Jamaican-Born UK Community Activist Olive Morris Honored with a Google Doodle

The community leader and activist Olive Morris was honored on June 26, 2020, with a Google Doodle to commemorate the 68th anniversary of her birth in St. Catherine, Jamaica, in 1943. Morris moved to Brixton in the United Kingdom from Jamaica to join her parents who had migrated to the UK as part of the Windrush generation. She lived most of her life in South London and attended Heathbrook Primary School, Lavender Hill Girls’ Secondary School, and Tulse Hill Secondary School. She studied at the London College of Printing later.

In 1969, defending the Nigerian diplomat Clement Comwalk who was being beaten by police as he sat in his Mercedes outside a record shop in Brixton, Morris herself was attacked and seriously beaten by police. She was arrested and fined on charges of assault on the police, threatening behavior, and possession of dangerous weapons, and then received a suspended sentence. In the 1970s, she joined the youth section of the British Black Panther Movement. In 1974, she co-founded the Brixton Black Women’s Group, which was organized to raise consciousness among women and encourage them to communicate with each other about their daily life experiences. She was also a co-founder of the Organization of Women of African and Asian Descent in London and Manchester. This group, along with the Brixton Black Women’s Group, was the first organization for black women in the UK.

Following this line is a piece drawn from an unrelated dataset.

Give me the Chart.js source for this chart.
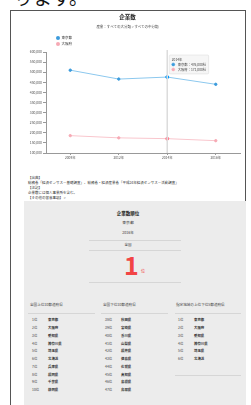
<!DOCTYPE html>
<html><head><meta charset="utf-8">
<script src="https://cdn.jsdelivr.net/npm/chart.js@4/dist/chart.umd.min.js"></script>
<style>
html,body{margin:0;padding:0;background:#fff;}
body{width:251px;height:405px;overflow:hidden;position:relative;font-family:"Noto Sans CJK JP","Noto Sans",sans-serif;color:#333;}
.a{position:absolute;white-space:nowrap;}
#box{position:absolute;left:10px;top:10px;width:234px;height:420px;border:1px solid #555;}
#cw{position:absolute;left:11px;top:12px;width:233px;height:155px;}
#panel{position:absolute;left:24px;top:201px;width:222px;height:220px;background:#ececec;}
.hr{position:absolute;height:1px;background:#d6d6d6;}
.c{text-align:center;}
</style></head><body>
<div class="a" style="left:14px;top:-17px;font-size:19px;color:#111;">ります。</div>
<div id="box"></div>
<div id="cw"><canvas id="c" width="233" height="155"></canvas></div>
<div class="a c" style="left:10px;width:235px;top:13px;font-size:5.5px;font-weight:bold;color:#222;">企業数</div>
<div class="a c" style="left:10px;width:235px;top:24px;font-size:3.5px;color:#444;">産業：すべての大分類 &gt; すべての中分類</div>
<div id="legend"></div>
<div class="a" style="left:28px;top:175px;font-size:3.5px;line-height:5px;color:#333;">【出典】<br>総務省「経済センサス－基礎調査」、総務省・経済産業省「平成24年経済センサス－活動調査」<br>【注記】<br>企業数には個人事業所を含む。<br>【その他の留意事項】 &gt;</div>
<div id="panel"></div>
<script>
const years = ['2009年','2012年','2014年','2016年'];
const seriesNames = ['東京都','大阪府'];
const tokyo = [510000, 466000, 476000, 440000];
const osaka = [186000, 175000, 171000, 161000];
const yTicks = [100000,150000,200000,250000,300000,350000,400000,450000,500000,550000,600000];
const top10 = [['1位','東京都'],['2位','大阪府'],['3位','愛知県'],['4位','神奈川県'],['5位','埼玉県'],['6位','北海道'],['7位','兵庫県'],['8位','福岡県'],['9位','千葉県'],['10位','静岡県']];
const bottom10 = [['38位','秋田県'],['39位','宮崎県'],['40位','香川県'],['41位','山梨県'],['42位','福井県'],['43位','徳島県'],['44位','佐賀県'],['45位','高知県'],['46位','島根県'],['47位','鳥取県']];
const region = [['1位','東京都'],['2位','大阪府'],['3位','愛知県'],['4位','神奈川県'],['5位','埼玉県'],['6位','北海道']];
const colHeads = ['全国上位10都道府県','全国下位10都道府県','指定地域の上位下位5都道府県'];

const lineColors = ['#8cc8ee','#f9c6cd'];
const dotColors = ['#3b9bdc','#f6a9b4'];

// legend
const lg = document.getElementById('legend');
seriesNames.forEach((n,i)=>{
  const d = document.createElement('div');
  d.className='a';
  d.style.cssText=`left:56px;top:${35+i*6}px;font-size:3.5px;line-height:5px;color:#333;`;
  d.innerHTML=`<span style="display:inline-block;width:4px;height:4px;border-radius:50%;background:${dotColors[i]};vertical-align:middle;margin-right:1.5px"></span>${n}`;
  lg.appendChild(d);
});

// panel
const p = document.getElementById('panel');
function t(txt,x,y,size,extra){const d=document.createElement('div');d.className='a';d.style.cssText=`left:${x-24}px;top:${y-201-size/2}px;font-size:${size}px;line-height:${size}px;${extra||''}`;d.textContent=txt;p.appendChild(d);return d;}
function ct(txt,y,size,extra){const d=document.createElement('div');d.className='a c';d.style.cssText=`left:0;width:208px;top:${y-201-size/2}px;font-size:${size}px;line-height:${size}px;${extra||''}`;d.textContent=txt;p.appendChild(d);return d;}
function hr(x1,x2,y){const d=document.createElement('div');d.className='hr';d.style.cssText=`left:${x1-24}px;width:${x2-x1}px;top:${y-201}px;`;p.appendChild(d);}
ct('企業数順位',213,4.5,'font-weight:bold;color:#222;');
ct('東京都',223,3.8);
ct('2016年',233,3.5);
hr(89,181,240);
ct('全国',245,3.5);
hr(89,181,250);
t('1',124,264,25,'font-weight:bold;color:#f24545;');
t('位',141,271,4,'color:#f24545;');
hr(89,181,282);
const colX=[30,103,176];
const colLines=[[28,95],[101,168],[175,241]];
colHeads.forEach((h,i)=>{t(h,colX[i],305,3.6,'color:#444;');hr(colLines[i][0],colLines[i][1],313);});
[top10,bottom10,region].forEach((rows,ci)=>{
  rows.forEach((r,ri)=>{
    const y=320+ri*7.75;
    t(r[0],colX[ci]+2,y,3.4,'color:#444;');
    t(r[1],colX[ci]+18,y,3.4,'font-weight:bold;color:#333;');
  });
});
hr(175,241,375);

// crosshair plugin
const crosshair = {
  id:'crosshair',
  afterDatasetsDraw(chart){
    const act = chart.tooltip && chart.tooltip.getActiveElements();
    if(!act || !act.length) return;
    const x = act[0].element.x;
    const ctx = chart.ctx;
    ctx.save();
    ctx.strokeStyle='#dcdcdc';
    ctx.lineWidth=1.5;
    ctx.beginPath();
    ctx.moveTo(x, chart.chartArea.top-2);
    ctx.lineTo(x, chart.chartArea.bottom);
    ctx.stroke();
    ctx.restore();
  }
};
Chart.Tooltip.positioners.topRight = function(items){
  if(!items.length) return false;
  return {x: items[0].element.x + 3, y: this.chart.chartArea.top + 1};
};

const chart = new Chart(document.getElementById('c'), {
  type:'line',
  data:{labels:years,datasets:[
    {label:seriesNames[0],data:tokyo,borderColor:lineColors[0],backgroundColor:dotColors[0],pointBackgroundColor:dotColors[0],pointBorderColor:dotColors[0],borderWidth:1,pointRadius:1.2,pointHoverRadius:1.5},
    {label:seriesNames[1],data:osaka,borderColor:lineColors[1],backgroundColor:dotColors[1],pointBackgroundColor:dotColors[1],pointBorderColor:dotColors[1],borderWidth:1,pointRadius:1.2,pointHoverRadius:1.5}
  ]},
  options:{
    responsive:false,animation:false,
    layout:{padding:{top:40,left:0,right:4,bottom:0}},
    plugins:{
      legend:{display:false},
      title:{display:false},
      tooltip:{
        enabled:true,mode:'index',intersect:false,position:'topRight',
        xAlign:'left',yAlign:'top',caretSize:0,
        backgroundColor:'rgba(245,245,245,0.95)',borderColor:'#d8d8d8',borderWidth:0.5,
        titleColor:'#444',bodyColor:'#444',
        titleFont:{size:3.3,weight:'normal',family:'Noto Sans CJK JP'},
        bodyFont:{size:3.3,family:'Noto Sans CJK JP'},
        padding:2.5,cornerRadius:1,boxWidth:3,boxHeight:3,boxPadding:1,usePointStyle:true,
        titleMarginBottom:1,bodySpacing:1,
        callbacks:{
          label:(c)=>`${c.dataset.label}：${c.parsed.y.toLocaleString('ja-JP')}社`,
          labelColor:(c)=>({borderColor:dotColors[c.datasetIndex],backgroundColor:dotColors[c.datasetIndex]}),
          labelPointStyle:()=>({pointStyle:'circle',rotation:0})
        }
      }
    },
    scales:{
      x:{offset:true,
        grid:{display:true,drawOnChartArea:false,tickLength:2,color:'#999'},
        border:{color:'#999',width:1},
        ticks:{font:{size:3.3,family:'Noto Sans CJK JP'},color:'#555',padding:1,maxRotation:0},
        afterFit(s){s.height=14;}
      },
      y:{min:100000,max:600000,
        afterBuildTicks(s){s.ticks=yTicks.map(v=>({value:v}));},
        grid:{display:true,drawOnChartArea:false,tickLength:3,color:'#999'},
        border:{color:'#999',width:1},
        ticks:{font:{size:3.4,family:'Noto Sans CJK JP'},color:'#555',padding:1,callback:v=>v.toLocaleString('en-US')},
        afterFit(s){s.width=35;}
      }
    }
  },
  plugins:[crosshair]
});
const idx=2;
const els=[{datasetIndex:0,index:idx},{datasetIndex:1,index:idx}];
chart.setActiveElements(els);
const m=chart.getDatasetMeta(0).data[idx];
chart.tooltip.setActiveElements(els,{x:m.x,y:m.y});
chart.update('none');
</script>
</body></html>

Morris also took part in activities like squatting in buildings to create self-help places in communities. This included a squat at 121 Railton Road in Brixton, which was the site of one of the first black community bookshops and a center of political activism that hosted community groups like Black People against State Harassment. The site ultimately became an anarchist project called 121 Centre that existed until 1999. Also, during the 1970s, she worked with Leila Hassan on Race Today’s “Basement Sessions,” which featured discussions of art, culture and politics.

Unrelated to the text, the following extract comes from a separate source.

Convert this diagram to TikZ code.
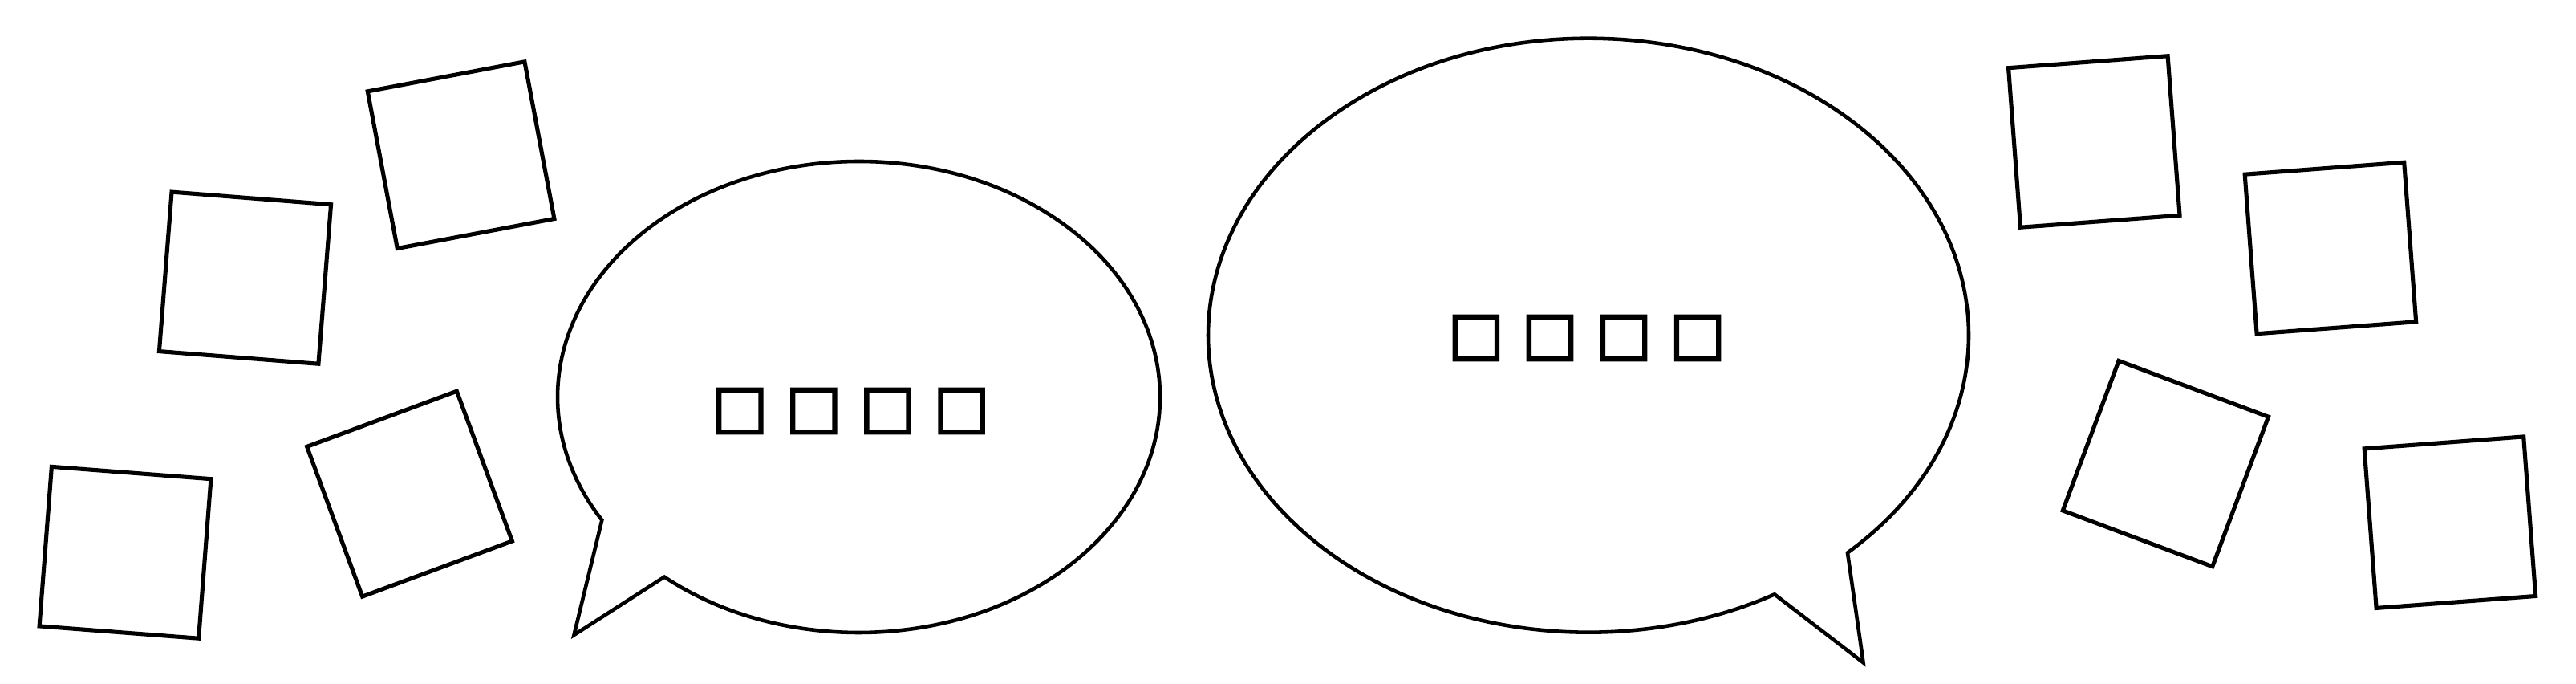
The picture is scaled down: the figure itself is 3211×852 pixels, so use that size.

In 1986, the Lambeth Council named a building in her honor after the Brixton riot of 1985 that was sparked by the shooting of Cherry Groce by police. While some saw the naming as an attempt by the Council to placate the black community, others believed it represented the Council’s commitment to reconciliation. A play area and garden in Myatt’s Fields were also named in honor of Morris. A depiction of the activist is shown on the Brixton 1-pound note, a local currency. In 2017, the Remembering Olive Collective was established, and in 2019, the collective, renamed for African-American scholar Tanisha C. Ford who was an early member, worked to ensure Morris would be remembered even when the building housing the group was demolished. In 2011, the Olive Morris Memorial Award was created to provide bursaries for young black women, and in 2017, a large mural entitled “Say It Loud” was painted in Blenheim Gardens in Brixton, in part to honor Morris. In 2018, to celebrate the 100th anniversary of most women in the UK gaining the right to vote, Olive Morris was listed by The Voice newspaper as one of the eight black women who contributed to the development of Britain. The Evening Standard listed her as one of the 14 “inspirational black British women throughout history” as well.

Morris died of Non-Hodgkin’s lymphoma on July 12, 1979, at St. Thomas Hospital in Lambeth at the age of 27.

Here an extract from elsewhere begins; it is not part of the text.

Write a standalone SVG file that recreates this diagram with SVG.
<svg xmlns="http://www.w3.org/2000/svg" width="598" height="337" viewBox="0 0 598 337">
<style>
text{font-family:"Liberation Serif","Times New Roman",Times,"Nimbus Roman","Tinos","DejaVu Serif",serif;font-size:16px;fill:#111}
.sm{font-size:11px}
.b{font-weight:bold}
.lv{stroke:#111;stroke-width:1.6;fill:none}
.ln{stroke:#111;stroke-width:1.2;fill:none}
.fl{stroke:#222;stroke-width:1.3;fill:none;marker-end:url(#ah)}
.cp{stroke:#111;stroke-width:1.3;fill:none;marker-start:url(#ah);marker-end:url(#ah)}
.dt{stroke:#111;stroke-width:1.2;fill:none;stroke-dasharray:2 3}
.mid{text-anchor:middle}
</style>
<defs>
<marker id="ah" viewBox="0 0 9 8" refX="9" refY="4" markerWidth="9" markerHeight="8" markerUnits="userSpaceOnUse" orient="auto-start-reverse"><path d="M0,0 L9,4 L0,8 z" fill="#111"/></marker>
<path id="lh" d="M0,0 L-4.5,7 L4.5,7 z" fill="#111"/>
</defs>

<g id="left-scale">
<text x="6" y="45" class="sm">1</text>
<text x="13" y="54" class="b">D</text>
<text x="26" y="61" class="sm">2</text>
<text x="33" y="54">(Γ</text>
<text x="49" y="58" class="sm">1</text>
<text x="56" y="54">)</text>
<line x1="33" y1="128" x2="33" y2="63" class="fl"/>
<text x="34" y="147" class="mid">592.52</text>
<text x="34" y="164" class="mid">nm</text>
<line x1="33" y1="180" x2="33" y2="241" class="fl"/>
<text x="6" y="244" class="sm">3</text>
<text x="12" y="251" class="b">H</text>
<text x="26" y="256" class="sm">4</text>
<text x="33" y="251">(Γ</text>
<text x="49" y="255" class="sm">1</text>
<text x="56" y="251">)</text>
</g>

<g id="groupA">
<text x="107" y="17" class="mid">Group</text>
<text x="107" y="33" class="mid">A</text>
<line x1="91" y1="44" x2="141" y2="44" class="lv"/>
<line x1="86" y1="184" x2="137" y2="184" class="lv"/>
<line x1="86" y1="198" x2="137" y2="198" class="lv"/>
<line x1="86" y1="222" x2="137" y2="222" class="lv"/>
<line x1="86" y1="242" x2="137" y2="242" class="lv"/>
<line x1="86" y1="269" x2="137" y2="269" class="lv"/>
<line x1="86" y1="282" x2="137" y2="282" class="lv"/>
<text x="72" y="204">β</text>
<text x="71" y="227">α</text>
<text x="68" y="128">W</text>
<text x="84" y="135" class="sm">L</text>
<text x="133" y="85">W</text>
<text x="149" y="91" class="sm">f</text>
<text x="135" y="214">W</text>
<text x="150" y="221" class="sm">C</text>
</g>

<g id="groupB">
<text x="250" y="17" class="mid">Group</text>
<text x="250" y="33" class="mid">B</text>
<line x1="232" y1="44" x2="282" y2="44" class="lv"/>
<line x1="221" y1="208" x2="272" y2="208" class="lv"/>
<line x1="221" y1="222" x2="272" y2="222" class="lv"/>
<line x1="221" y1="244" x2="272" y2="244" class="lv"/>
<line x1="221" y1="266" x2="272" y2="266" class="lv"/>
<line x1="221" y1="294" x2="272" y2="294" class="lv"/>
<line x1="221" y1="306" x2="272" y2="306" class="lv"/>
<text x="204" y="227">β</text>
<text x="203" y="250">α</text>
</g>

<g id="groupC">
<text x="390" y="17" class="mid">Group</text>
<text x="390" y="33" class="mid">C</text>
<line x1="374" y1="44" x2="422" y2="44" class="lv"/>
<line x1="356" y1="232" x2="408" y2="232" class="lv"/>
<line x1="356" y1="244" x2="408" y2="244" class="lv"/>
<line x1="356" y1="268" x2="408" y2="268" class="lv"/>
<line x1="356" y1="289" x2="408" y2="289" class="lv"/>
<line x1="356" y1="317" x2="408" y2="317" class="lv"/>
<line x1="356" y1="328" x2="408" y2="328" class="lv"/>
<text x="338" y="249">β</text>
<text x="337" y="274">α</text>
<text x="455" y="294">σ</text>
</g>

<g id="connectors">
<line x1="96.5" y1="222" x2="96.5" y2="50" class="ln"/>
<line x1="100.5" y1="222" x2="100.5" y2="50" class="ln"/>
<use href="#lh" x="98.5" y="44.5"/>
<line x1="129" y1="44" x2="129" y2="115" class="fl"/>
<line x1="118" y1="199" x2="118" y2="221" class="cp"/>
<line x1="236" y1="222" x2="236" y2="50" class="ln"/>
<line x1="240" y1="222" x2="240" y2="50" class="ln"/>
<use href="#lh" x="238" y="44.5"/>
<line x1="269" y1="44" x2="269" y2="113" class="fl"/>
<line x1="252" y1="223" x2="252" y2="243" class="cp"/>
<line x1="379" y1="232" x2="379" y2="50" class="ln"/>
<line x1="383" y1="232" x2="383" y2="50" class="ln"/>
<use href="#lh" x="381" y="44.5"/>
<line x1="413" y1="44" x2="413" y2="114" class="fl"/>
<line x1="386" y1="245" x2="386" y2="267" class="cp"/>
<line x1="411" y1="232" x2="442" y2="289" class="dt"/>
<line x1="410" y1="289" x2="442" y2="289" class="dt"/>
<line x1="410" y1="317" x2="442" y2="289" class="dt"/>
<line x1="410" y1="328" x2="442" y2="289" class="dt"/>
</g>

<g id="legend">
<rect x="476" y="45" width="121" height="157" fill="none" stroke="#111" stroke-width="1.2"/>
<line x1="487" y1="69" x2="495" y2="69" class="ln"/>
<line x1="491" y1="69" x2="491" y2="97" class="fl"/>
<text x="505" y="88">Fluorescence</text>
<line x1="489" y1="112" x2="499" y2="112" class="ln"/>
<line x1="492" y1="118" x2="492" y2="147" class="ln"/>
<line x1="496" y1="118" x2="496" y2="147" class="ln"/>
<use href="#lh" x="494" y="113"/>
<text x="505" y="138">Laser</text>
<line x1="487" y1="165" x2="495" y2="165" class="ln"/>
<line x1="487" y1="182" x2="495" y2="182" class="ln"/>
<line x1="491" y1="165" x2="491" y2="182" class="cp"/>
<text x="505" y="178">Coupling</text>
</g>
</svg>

The Google Doodle honoring Morris was created by artist Linett Kamala, who has a second home in Brixton and who curated an online exhibit of Olive Morris for the Black Cultural Archives. In creating the Doodle, Linett said she wanted to capture the energy of Morris’s activism.  She added that she attempted to make the exhibition accessible by narrating the text and that as a person who also has Jamaican heritage, she is proud of the contributions made by Morris.